Set task >> Take the listing from its first line through the line that contains "root.selectAll('*').remove();" and please retype those lines exactly, leaving out the pictures.

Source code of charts
· · · · ·

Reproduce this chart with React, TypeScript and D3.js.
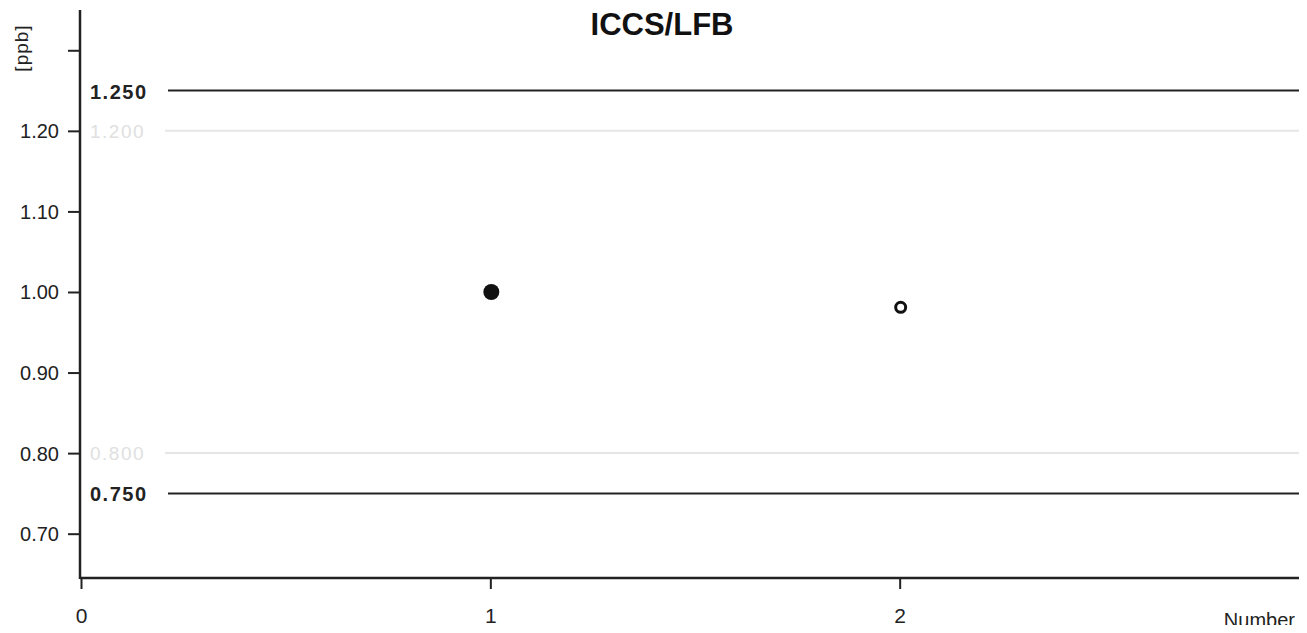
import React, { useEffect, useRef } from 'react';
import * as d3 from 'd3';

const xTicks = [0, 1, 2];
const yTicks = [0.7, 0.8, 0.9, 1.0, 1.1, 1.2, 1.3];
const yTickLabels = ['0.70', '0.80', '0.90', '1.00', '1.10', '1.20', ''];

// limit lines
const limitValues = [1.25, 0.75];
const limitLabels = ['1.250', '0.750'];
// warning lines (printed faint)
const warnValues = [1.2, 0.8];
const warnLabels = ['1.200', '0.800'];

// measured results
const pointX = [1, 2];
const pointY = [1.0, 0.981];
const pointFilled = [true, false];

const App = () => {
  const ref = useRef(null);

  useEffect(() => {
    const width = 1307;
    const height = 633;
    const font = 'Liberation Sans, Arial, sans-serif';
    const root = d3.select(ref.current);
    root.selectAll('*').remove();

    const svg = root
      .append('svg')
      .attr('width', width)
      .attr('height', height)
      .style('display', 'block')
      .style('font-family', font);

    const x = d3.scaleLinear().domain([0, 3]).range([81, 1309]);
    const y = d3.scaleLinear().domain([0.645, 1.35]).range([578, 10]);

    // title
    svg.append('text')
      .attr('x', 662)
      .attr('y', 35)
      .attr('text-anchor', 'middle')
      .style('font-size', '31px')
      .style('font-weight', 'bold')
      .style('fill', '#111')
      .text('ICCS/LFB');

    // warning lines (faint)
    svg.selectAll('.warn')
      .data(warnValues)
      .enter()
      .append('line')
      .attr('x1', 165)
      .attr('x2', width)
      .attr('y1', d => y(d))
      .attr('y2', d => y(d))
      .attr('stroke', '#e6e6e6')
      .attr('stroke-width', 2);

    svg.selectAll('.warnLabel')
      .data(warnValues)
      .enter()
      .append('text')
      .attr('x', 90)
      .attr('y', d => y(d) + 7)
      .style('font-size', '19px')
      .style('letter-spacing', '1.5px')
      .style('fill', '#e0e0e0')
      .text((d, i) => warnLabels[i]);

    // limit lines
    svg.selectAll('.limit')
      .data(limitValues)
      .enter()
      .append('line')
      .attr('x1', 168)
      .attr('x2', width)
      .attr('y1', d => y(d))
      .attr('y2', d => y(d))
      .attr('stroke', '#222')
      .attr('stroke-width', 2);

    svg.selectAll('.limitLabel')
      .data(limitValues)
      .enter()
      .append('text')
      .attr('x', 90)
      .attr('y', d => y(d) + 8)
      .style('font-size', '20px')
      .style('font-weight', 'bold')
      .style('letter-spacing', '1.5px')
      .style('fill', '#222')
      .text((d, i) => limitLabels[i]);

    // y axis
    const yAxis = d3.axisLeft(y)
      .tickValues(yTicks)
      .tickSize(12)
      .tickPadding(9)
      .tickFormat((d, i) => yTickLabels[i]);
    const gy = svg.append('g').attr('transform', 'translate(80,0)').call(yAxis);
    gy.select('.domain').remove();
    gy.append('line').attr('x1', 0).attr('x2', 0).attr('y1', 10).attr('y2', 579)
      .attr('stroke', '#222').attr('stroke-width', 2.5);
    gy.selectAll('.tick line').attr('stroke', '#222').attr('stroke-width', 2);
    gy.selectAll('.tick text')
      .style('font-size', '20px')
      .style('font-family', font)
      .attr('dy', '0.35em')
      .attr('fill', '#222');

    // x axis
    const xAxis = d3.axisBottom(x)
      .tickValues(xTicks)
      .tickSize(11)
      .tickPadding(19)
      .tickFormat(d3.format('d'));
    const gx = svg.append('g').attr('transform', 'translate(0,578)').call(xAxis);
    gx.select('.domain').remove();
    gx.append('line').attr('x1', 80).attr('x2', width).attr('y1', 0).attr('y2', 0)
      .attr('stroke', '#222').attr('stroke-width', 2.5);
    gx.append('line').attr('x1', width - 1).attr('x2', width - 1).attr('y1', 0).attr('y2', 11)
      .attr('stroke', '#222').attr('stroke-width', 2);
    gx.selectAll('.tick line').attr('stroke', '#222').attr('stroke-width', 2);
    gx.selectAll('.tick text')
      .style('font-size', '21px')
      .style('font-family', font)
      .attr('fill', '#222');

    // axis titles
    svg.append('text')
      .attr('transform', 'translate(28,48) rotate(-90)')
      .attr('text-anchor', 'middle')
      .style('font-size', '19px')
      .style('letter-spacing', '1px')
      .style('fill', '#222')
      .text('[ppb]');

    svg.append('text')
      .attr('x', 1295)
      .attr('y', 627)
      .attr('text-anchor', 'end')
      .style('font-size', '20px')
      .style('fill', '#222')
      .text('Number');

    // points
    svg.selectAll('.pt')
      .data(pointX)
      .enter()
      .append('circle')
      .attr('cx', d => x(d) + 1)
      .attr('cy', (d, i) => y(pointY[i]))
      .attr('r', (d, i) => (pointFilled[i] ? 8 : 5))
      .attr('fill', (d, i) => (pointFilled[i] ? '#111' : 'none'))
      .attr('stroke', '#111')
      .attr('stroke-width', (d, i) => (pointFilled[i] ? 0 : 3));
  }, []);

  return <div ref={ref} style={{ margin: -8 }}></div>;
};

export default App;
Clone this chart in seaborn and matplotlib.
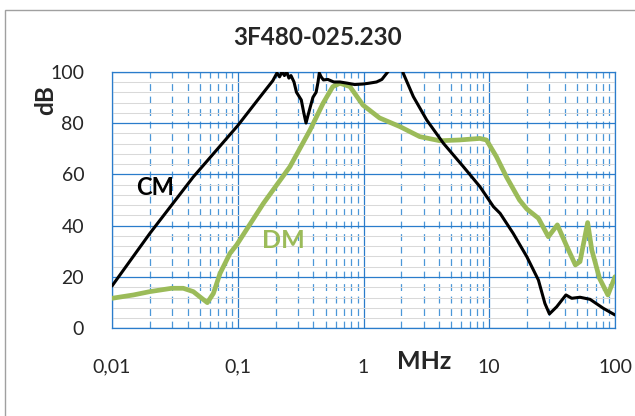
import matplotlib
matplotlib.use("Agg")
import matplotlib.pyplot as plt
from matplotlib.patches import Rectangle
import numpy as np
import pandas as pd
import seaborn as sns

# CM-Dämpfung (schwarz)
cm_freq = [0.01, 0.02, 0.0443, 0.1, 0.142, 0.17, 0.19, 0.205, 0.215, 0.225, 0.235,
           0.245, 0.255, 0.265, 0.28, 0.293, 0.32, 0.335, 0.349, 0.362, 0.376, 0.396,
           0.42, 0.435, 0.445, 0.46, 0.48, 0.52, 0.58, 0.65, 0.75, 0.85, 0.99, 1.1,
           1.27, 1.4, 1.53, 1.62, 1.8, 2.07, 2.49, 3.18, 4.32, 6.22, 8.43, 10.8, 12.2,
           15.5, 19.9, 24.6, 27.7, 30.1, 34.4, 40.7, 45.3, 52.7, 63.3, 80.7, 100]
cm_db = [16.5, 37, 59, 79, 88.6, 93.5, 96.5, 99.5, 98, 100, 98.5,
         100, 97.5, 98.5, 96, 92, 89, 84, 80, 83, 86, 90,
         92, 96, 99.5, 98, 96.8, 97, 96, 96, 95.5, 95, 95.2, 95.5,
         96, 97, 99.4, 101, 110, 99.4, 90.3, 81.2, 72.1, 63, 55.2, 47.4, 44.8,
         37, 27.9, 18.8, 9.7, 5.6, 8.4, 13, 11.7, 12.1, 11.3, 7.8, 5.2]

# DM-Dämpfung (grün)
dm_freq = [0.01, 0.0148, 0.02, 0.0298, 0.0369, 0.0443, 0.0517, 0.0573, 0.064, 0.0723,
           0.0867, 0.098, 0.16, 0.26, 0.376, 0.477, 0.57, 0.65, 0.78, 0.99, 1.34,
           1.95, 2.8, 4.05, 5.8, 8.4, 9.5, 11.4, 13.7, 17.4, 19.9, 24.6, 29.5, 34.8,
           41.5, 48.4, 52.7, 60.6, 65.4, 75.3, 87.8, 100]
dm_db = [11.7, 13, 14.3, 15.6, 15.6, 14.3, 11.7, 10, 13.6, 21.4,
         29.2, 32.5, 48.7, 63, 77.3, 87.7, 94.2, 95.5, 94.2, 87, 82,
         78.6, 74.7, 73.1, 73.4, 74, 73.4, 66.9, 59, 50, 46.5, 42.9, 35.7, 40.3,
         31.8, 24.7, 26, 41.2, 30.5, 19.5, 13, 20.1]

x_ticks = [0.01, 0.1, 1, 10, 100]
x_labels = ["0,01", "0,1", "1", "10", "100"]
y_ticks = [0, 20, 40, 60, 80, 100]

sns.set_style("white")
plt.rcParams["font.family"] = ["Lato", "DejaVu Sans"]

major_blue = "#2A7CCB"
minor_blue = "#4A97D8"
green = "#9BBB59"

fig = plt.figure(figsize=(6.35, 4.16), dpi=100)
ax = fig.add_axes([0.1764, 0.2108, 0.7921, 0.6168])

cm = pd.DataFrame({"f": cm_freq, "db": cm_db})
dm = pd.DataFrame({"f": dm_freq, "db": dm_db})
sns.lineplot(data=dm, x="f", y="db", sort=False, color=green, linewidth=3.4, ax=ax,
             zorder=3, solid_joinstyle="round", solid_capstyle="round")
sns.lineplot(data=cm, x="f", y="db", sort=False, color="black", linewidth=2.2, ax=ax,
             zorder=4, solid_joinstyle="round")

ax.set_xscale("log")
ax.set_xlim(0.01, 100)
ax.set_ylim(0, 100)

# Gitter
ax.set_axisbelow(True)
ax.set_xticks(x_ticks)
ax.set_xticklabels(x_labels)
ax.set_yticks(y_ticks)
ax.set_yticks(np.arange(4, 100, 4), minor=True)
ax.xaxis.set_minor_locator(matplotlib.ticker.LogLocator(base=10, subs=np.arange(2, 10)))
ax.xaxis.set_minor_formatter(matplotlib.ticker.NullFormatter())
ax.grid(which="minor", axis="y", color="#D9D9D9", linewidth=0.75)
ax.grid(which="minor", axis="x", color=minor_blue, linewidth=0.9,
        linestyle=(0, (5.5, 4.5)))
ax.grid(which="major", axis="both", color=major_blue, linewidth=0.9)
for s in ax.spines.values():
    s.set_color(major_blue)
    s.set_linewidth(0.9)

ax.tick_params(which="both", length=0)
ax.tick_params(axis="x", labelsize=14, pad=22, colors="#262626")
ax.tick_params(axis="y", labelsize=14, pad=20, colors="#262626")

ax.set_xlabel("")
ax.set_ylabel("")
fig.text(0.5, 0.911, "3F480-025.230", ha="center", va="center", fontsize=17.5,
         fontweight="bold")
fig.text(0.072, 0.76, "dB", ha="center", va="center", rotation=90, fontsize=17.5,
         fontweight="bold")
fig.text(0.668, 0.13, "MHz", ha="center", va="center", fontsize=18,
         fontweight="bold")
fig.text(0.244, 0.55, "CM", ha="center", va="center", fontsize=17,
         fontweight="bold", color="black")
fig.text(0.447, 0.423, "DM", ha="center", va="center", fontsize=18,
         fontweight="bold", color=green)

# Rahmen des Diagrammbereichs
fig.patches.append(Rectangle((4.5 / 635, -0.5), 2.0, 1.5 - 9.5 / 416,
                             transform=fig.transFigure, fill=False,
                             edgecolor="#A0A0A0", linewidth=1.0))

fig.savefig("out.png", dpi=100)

· · · · ·

Final answer >>
Reproduce this chart with React, TypeScript and D3.js.
import React, { useEffect, useRef } from 'react';
import * as d3 from 'd3';

const xTicks = [0, 1, 2];
const yTicks = [0.7, 0.8, 0.9, 1.0, 1.1, 1.2, 1.3];
const yTickLabels = ['0.70', '0.80', '0.90', '1.00', '1.10', '1.20', ''];

// limit lines
const limitValues = [1.25, 0.75];
const limitLabels = ['1.250', '0.750'];
// warning lines (printed faint)
const warnValues = [1.2, 0.8];
const warnLabels = ['1.200', '0.800'];

// measured results
const pointX = [1, 2];
const pointY = [1.0, 0.981];
const pointFilled = [true, false];

const App = () => {
  const ref = useRef(null);

  useEffect(() => {
    const width = 1307;
    const height = 633;
    const font = 'Liberation Sans, Arial, sans-serif';
    const root = d3.select(ref.current);
    root.selectAll('*').remove();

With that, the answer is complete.